And I appreciate that.
Holland has a pretty large birthmark on the right cheek of her sweet face. I remember being in surgery and the doctor pulled her out of me and said so. "She has a birthmark on her right cheek" the doctor said, but I was so relieved to hear her crying that I didn't think anything of it. Then I overheard the nurses commenting on it while wiping her down, "What is it", one of them said. But Holland had taken a big practice breath full of fluid and was working on coughing all of that out, so my heart was occupied on praying for my baby's lungs. The nurses whisked her away from me to get her to the NICU and get the remaining fluid out of her lungs.
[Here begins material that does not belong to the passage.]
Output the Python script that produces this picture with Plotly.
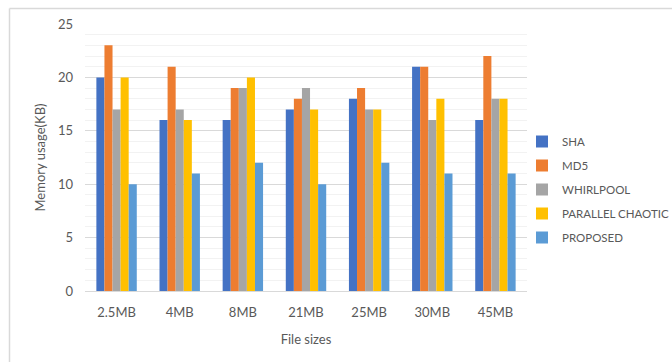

For .5 seconds they paused and lifted Holland towards me, "Here's your baby mom".
No skin-to-skin, no nursing, just alone on the table for another hour. Then my family took turns sitting with me and visiting Holland with Nathan for the next four hours. Finally I was out of recovery and I was united with my baby.
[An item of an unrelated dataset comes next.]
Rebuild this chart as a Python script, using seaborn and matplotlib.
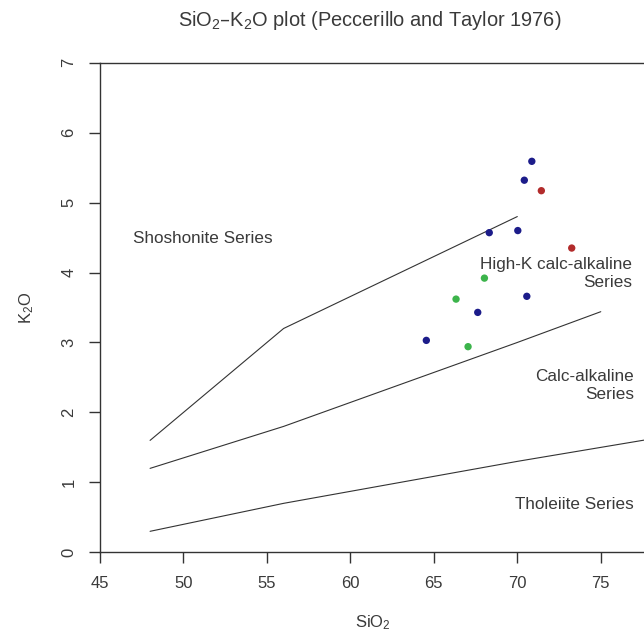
import matplotlib
matplotlib.use("Agg")
import matplotlib.pyplot as plt
import seaborn as sns
import pandas as pd

# Pontos das amostras
sio2 = [70.87, 70.42, 71.44, 68.32, 70.03, 73.26, 68.03, 66.33, 70.57, 67.63, 64.55, 67.05]
k2o = [5.59, 5.32, 5.17, 4.57, 4.60, 4.35, 3.92, 3.62, 3.66, 3.43, 3.03, 2.94]
grupo = ["azul", "azul", "vermelho", "azul", "azul", "vermelho",
         "verde", "verde", "azul", "azul", "azul", "verde"]

# Linhas de divisão (Peccerillo and Taylor 1976)
shosh_x = [48, 56, 63, 70]
shosh_y = [1.6, 3.2, 4.0, 4.8]
highk_x = [48, 56, 63, 70, 75]
highk_y = [1.2, 1.8, 2.4, 3.0, 3.44]
thol_x = [48, 56, 63, 70, 80]
thol_y = [0.3, 0.7, 1.0, 1.3, 1.7]

cores = {"azul": "#1c1c8a", "verde": "#3cb44b", "vermelho": "#b22b2b"}

sns.set_style("ticks")
plt.rcParams["font.family"] = ["Liberation Sans", "DejaVu Sans"]
plt.rcParams["mathtext.default"] = "regular"

cor_texto = "#3a3a3a"

fig = plt.figure(figsize=(6.44, 6.36), dpi=100)
ax = fig.add_axes([100 / 644, 83.7 / 636, 545 / 644, 489.6 / 636])

for xs, ys in [(shosh_x, shosh_y), (highk_x, highk_y), (thol_x, thol_y)]:
    ax.plot(xs, ys, color="#333333", lw=0.8)

df = pd.DataFrame({"SiO2": sio2, "K2O": k2o, "grupo": grupo})
sns.scatterplot(data=df, x="SiO2", y="K2O", hue="grupo", palette=cores,
                s=28, edgecolor="none", legend=False, ax=ax, zorder=3)

ax.set_xlim(45, 77.65)
ax.set_ylim(0, 7)
ax.set_xticks([45, 50, 55, 60, 65, 70, 75])
ax.set_yticks(range(8))

for s in ax.spines.values():
    s.set_visible(True)
    s.set_color("#333333")
    s.set_linewidth(1.0)

ax.tick_params(direction="out", length=8, width=1, pad=9, labelsize=12,
               colors="#333333", labelcolor=cor_texto)
for lab in ax.get_yticklabels():
    lab.set_rotation(90)
    lab.set_va("center")

ax.set_xlabel("SiO$_2$", fontsize=12, color=cor_texto, labelpad=16)
ax.set_ylabel("K$_2$O", fontsize=12, color=cor_texto)
ax.yaxis.set_label_coords(-0.117, 0.5)

kw = dict(fontsize=12.3, color=cor_texto, va="center")
ax.text(46.98, 4.48, "Shoshonite Series", ha="left", **kw)
ax.text(76.89, 3.98, "High-K calc-alkaline\nSeries", ha="right",
        multialignment="right", linespacing=1.25, **kw)
ax.text(77.0, 2.38, "Calc-alkaline\nSeries", ha="right",
        multialignment="right", linespacing=1.25, **kw)
ax.text(77.0, 0.69, "Tholeiite Series", ha="right", **kw)

fig.text(370 / 644, 1 - 21 / 636, "SiO$_2$–K$_2$O plot (Peccerillo and Taylor 1976)",
         ha="center", va="center", fontsize=14.4, color=cor_texto)

fig.savefig("out.png", dpi=100)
The bright red angriness of her cheek had faded quite a lot in just a few hours. Her breathing was fine, she ate well, but in the back of my mind all I could think was what I had done to cause it. I have to admit I didn't take all my vitamins daily like I was supposed to. I missed my other medicine a few times. I took really hot baths every night to ease my RLS. What did I do to cause it?
I had prayed for a healthy baby, and I had gotten one. But how would life be for my little girl? In a time when physical beauty is praised how would she be made fun of? How can I protect her? Would everyone on social media blame me like I blamed myself?
"For you formed my inward parts; you knitted me together in my mother's womb. I praise you, for I am fearfully and wonderfully made. Wonderful are your works; my soul knows it very well." (psalm 139 13-14)
It's not for me to know why God gave Holland this birthmark. But He knew He was going to from the beginning. He has a plan for her story. It is only my job to love my daughter. To show her a mother's love and to help her understand the love of God for her. To comfort her when she's hurt and encourage her when she's unsure. To give her a supportive home where she is safe. To tell her everyday how beautiful I do think she is.
The great news is that we had a biopsy done of the tissue and it is truly just skin that didn't form correctly. No real reason why, just happens. No one's fault. A birthmark that will make our little girl stronger and braver and give her a unique story, all her own. It can be removed, and I want to share my story of that here. The process will start around one year old and take about two years to complete. It will leave her with a scar that one day might be faded and unnoticeable. Either way doesn't matter. She is perfectly formed, beautifully made.